◆ Material for this task ◆
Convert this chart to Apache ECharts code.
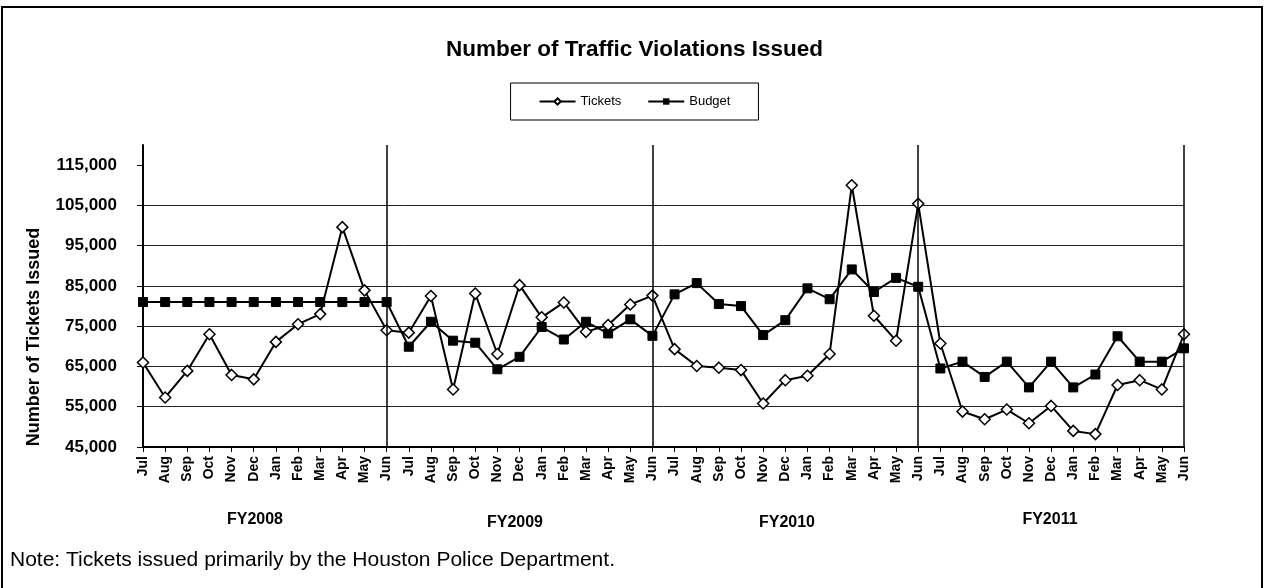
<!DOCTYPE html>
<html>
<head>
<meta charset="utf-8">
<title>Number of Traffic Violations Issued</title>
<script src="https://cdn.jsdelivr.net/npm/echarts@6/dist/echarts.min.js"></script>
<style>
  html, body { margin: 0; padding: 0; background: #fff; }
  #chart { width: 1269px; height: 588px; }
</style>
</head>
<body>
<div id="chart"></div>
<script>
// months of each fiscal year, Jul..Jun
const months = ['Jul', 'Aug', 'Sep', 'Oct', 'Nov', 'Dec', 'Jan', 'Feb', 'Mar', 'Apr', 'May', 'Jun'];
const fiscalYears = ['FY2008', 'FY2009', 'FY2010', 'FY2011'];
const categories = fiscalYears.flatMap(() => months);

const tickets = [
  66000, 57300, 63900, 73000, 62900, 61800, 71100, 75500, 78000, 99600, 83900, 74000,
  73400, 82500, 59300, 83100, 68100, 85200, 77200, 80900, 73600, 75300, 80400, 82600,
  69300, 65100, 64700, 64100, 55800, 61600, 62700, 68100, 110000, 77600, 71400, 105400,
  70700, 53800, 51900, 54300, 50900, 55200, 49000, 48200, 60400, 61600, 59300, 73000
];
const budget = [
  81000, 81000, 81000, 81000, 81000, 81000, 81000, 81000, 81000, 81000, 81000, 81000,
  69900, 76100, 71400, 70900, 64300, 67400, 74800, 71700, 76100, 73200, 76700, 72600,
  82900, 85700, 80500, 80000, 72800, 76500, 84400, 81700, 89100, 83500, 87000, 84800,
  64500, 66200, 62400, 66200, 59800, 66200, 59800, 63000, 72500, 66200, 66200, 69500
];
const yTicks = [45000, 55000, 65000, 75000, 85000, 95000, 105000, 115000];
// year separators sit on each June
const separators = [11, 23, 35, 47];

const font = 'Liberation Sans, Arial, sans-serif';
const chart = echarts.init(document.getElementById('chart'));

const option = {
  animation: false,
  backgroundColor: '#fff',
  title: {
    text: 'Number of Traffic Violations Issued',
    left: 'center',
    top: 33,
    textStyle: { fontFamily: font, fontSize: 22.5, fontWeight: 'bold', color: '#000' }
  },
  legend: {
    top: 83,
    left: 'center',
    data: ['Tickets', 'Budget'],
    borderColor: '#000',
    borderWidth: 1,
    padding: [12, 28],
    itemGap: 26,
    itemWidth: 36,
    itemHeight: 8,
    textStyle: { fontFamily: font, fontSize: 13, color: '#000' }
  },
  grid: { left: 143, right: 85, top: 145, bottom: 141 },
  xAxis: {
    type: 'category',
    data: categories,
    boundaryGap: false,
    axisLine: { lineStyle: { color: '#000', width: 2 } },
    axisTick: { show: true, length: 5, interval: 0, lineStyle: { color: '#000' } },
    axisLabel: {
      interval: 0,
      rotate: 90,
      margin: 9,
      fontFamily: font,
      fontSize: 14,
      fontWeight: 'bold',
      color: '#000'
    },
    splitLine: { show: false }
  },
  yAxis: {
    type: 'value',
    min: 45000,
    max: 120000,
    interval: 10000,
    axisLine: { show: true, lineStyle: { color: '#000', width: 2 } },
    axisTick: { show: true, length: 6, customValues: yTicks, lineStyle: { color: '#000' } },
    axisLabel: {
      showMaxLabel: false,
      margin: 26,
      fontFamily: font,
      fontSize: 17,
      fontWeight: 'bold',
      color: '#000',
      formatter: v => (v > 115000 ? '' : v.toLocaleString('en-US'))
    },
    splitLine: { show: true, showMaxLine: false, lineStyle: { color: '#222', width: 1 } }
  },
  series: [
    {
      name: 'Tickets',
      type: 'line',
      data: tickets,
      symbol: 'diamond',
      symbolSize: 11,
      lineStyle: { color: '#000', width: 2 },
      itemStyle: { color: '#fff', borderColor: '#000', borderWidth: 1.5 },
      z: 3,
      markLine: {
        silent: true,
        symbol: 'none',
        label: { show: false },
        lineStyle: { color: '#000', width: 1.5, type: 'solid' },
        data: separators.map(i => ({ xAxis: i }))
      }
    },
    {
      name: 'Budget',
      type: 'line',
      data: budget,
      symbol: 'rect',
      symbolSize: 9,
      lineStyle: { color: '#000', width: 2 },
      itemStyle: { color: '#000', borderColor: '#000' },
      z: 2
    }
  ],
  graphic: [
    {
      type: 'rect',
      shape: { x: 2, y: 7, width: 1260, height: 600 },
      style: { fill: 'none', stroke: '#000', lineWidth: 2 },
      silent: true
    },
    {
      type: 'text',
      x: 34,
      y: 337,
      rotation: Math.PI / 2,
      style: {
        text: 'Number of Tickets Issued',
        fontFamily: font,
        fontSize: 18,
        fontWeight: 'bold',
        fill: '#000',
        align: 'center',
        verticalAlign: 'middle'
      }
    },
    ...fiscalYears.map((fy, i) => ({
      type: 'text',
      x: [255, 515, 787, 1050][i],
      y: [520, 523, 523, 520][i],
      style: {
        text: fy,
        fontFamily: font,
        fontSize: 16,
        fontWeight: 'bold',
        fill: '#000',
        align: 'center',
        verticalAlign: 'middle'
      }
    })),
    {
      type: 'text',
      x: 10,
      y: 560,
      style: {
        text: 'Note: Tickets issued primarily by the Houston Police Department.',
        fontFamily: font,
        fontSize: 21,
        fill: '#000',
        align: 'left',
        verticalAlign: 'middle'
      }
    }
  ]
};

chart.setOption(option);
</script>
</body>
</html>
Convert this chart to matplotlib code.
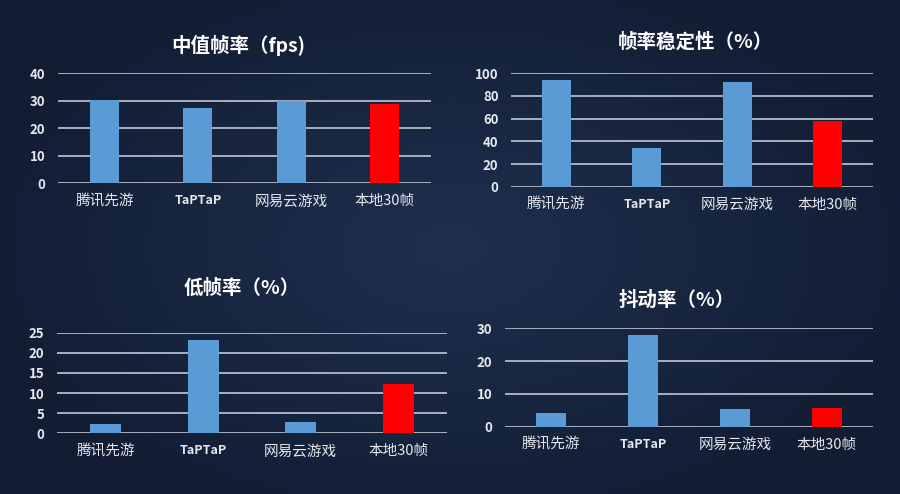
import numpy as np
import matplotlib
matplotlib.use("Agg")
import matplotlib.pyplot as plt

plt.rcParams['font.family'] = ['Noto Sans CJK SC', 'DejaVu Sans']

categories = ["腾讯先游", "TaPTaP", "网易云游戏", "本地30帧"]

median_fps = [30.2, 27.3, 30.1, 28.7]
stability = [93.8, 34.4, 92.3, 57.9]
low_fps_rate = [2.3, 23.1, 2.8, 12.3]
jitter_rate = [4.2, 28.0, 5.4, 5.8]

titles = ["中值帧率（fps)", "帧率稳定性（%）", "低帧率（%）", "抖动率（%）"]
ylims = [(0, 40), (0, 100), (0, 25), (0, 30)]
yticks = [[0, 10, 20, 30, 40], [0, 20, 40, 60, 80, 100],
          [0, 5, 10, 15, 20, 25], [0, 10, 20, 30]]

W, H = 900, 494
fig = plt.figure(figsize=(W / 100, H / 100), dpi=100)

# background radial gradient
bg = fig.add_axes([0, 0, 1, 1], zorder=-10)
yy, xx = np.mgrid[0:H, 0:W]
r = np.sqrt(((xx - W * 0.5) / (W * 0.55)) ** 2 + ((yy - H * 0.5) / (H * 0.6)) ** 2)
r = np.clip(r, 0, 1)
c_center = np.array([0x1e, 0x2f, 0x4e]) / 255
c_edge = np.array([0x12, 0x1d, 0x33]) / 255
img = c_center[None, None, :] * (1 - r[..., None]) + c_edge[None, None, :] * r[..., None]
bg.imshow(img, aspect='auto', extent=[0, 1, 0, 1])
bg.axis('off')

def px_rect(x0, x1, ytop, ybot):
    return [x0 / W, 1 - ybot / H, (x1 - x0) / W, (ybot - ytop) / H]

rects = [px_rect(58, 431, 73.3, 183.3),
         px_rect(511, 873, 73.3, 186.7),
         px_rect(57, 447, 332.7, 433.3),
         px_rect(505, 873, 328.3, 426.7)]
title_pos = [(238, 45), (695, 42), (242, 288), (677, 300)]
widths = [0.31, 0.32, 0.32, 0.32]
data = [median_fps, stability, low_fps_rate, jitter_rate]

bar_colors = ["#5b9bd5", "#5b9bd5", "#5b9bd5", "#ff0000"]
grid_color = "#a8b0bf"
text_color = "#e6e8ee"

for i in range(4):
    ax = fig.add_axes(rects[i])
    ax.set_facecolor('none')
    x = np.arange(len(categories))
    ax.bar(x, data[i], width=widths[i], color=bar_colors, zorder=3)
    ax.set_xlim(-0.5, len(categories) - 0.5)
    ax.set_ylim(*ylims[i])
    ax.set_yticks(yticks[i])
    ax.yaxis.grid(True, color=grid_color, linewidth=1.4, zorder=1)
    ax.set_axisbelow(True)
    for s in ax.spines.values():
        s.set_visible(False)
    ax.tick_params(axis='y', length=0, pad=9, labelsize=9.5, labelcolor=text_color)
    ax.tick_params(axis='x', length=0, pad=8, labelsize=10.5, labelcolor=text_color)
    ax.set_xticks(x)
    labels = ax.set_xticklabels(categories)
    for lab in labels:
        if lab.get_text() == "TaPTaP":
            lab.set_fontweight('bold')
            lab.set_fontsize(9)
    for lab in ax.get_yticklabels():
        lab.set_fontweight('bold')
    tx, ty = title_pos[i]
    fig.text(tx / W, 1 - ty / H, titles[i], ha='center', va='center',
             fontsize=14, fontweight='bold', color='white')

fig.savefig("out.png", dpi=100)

◆ Required task ◆
Please take the lines from the beginning of the data above through the line holding "const categories = fiscalYears.flatMap(()" and transcribe them exactly, without any pictures.

◆ Response to the task ◆
Convert this chart to Apache ECharts code.
<!DOCTYPE html>
<html>
<head>
<meta charset="utf-8">
<title>Number of Traffic Violations Issued</title>
<script src="https://cdn.jsdelivr.net/npm/echarts@6/dist/echarts.min.js"></script>
<style>
  html, body { margin: 0; padding: 0; background: #fff; }
  #chart { width: 1269px; height: 588px; }
</style>
</head>
<body>
<div id="chart"></div>
<script>
// months of each fiscal year, Jul..Jun
const months = ['Jul', 'Aug', 'Sep', 'Oct', 'Nov', 'Dec', 'Jan', 'Feb', 'Mar', 'Apr', 'May', 'Jun'];
const fiscalYears = ['FY2008', 'FY2009', 'FY2010', 'FY2011'];
const categories = fiscalYears.flatMap(() => months);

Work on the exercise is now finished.